Provided material
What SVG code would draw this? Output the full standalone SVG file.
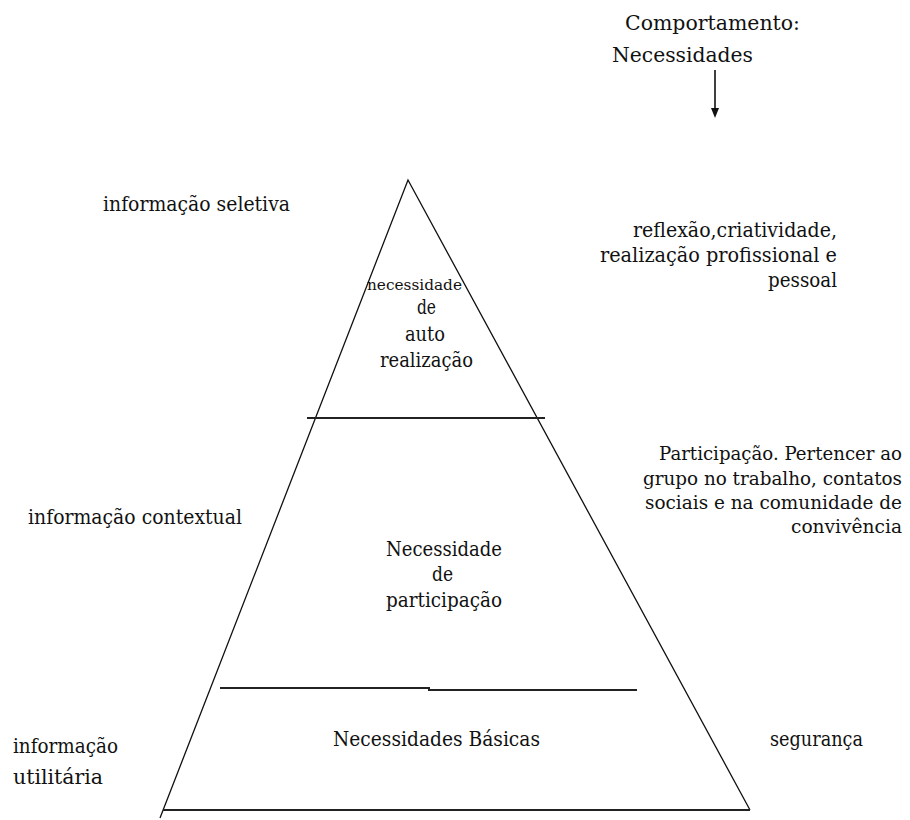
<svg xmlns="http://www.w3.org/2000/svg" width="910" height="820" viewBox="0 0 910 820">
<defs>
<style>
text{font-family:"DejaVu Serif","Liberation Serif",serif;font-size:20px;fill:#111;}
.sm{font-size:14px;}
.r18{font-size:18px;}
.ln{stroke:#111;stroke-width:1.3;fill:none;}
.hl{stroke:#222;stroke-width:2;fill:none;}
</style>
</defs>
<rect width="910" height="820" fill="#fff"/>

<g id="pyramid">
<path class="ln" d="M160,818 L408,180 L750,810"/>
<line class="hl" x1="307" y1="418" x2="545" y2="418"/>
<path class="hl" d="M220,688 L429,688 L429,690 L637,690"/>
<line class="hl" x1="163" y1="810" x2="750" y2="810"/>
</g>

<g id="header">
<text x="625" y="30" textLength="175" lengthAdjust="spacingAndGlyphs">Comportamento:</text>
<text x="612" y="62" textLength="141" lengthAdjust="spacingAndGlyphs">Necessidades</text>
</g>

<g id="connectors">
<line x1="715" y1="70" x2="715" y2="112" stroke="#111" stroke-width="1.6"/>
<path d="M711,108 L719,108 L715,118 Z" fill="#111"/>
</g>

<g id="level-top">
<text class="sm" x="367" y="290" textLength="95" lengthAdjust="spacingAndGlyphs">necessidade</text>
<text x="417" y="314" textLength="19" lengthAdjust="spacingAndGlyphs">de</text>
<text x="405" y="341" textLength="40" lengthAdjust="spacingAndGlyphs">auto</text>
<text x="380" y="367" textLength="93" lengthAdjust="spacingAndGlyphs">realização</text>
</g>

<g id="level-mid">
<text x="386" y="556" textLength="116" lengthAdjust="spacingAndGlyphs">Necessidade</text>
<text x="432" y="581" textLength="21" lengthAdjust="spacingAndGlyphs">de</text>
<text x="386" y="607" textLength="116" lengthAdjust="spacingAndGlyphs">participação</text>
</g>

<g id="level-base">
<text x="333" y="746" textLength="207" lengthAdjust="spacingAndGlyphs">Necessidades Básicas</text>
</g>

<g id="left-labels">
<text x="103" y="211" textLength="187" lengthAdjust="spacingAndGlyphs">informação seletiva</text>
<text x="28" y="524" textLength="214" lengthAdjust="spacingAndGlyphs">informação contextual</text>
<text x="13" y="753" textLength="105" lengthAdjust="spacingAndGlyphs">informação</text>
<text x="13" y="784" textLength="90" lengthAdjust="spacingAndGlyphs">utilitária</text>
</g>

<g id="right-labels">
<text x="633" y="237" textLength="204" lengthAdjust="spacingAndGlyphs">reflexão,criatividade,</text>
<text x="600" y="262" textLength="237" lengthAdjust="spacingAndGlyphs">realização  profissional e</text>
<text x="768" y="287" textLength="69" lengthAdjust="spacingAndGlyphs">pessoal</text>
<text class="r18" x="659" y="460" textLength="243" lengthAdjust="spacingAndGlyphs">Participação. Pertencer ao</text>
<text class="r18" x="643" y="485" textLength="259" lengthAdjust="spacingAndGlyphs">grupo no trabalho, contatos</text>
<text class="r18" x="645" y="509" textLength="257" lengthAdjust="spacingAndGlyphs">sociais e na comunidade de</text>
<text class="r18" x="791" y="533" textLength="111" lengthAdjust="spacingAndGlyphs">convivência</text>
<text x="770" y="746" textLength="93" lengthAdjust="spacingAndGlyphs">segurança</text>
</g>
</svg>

Stated exercise
Give the material again exactly as it is, but keep the pictures out.

Solution to this task
What SVG code would draw this? Output the full standalone SVG file.
<svg xmlns="http://www.w3.org/2000/svg" width="910" height="820" viewBox="0 0 910 820">
<defs>
<style>
text{font-family:"DejaVu Serif","Liberation Serif",serif;font-size:20px;fill:#111;}
.sm{font-size:14px;}
.r18{font-size:18px;}
.ln{stroke:#111;stroke-width:1.3;fill:none;}
.hl{stroke:#222;stroke-width:2;fill:none;}
</style>
</defs>
<rect width="910" height="820" fill="#fff"/>

<g id="pyramid">
<path class="ln" d="M160,818 L408,180 L750,810"/>
<line class="hl" x1="307" y1="418" x2="545" y2="418"/>
<path class="hl" d="M220,688 L429,688 L429,690 L637,690"/>
<line class="hl" x1="163" y1="810" x2="750" y2="810"/>
</g>

<g id="header">
<text x="625" y="30" textLength="175" lengthAdjust="spacingAndGlyphs">Comportamento:</text>
<text x="612" y="62" textLength="141" lengthAdjust="spacingAndGlyphs">Necessidades</text>
</g>

<g id="connectors">
<line x1="715" y1="70" x2="715" y2="112" stroke="#111" stroke-width="1.6"/>
<path d="M711,108 L719,108 L715,118 Z" fill="#111"/>
</g>

<g id="level-top">
<text class="sm" x="367" y="290" textLength="95" lengthAdjust="spacingAndGlyphs">necessidade</text>
<text x="417" y="314" textLength="19" lengthAdjust="spacingAndGlyphs">de</text>
<text x="405" y="341" textLength="40" lengthAdjust="spacingAndGlyphs">auto</text>
<text x="380" y="367" textLength="93" lengthAdjust="spacingAndGlyphs">realização</text>
</g>

<g id="level-mid">
<text x="386" y="556" textLength="116" lengthAdjust="spacingAndGlyphs">Necessidade</text>
<text x="432" y="581" textLength="21" lengthAdjust="spacingAndGlyphs">de</text>
<text x="386" y="607" textLength="116" lengthAdjust="spacingAndGlyphs">participação</text>
</g>

<g id="level-base">
<text x="333" y="746" textLength="207" lengthAdjust="spacingAndGlyphs">Necessidades Básicas</text>
</g>

<g id="left-labels">
<text x="103" y="211" textLength="187" lengthAdjust="spacingAndGlyphs">informação seletiva</text>
<text x="28" y="524" textLength="214" lengthAdjust="spacingAndGlyphs">informação contextual</text>
<text x="13" y="753" textLength="105" lengthAdjust="spacingAndGlyphs">informação</text>
<text x="13" y="784" textLength="90" lengthAdjust="spacingAndGlyphs">utilitária</text>
</g>

<g id="right-labels">
<text x="633" y="237" textLength="204" lengthAdjust="spacingAndGlyphs">reflexão,criatividade,</text>
<text x="600" y="262" textLength="237" lengthAdjust="spacingAndGlyphs">realização  profissional e</text>
<text x="768" y="287" textLength="69" lengthAdjust="spacingAndGlyphs">pessoal</text>
<text class="r18" x="659" y="460" textLength="243" lengthAdjust="spacingAndGlyphs">Participação. Pertencer ao</text>
<text class="r18" x="643" y="485" textLength="259" lengthAdjust="spacingAndGlyphs">grupo no trabalho, contatos</text>
<text class="r18" x="645" y="509" textLength="257" lengthAdjust="spacingAndGlyphs">sociais e na comunidade de</text>
<text class="r18" x="791" y="533" textLength="111" lengthAdjust="spacingAndGlyphs">convivência</text>
<text x="770" y="746" textLength="93" lengthAdjust="spacingAndGlyphs">segurança</text>
</g>
</svg>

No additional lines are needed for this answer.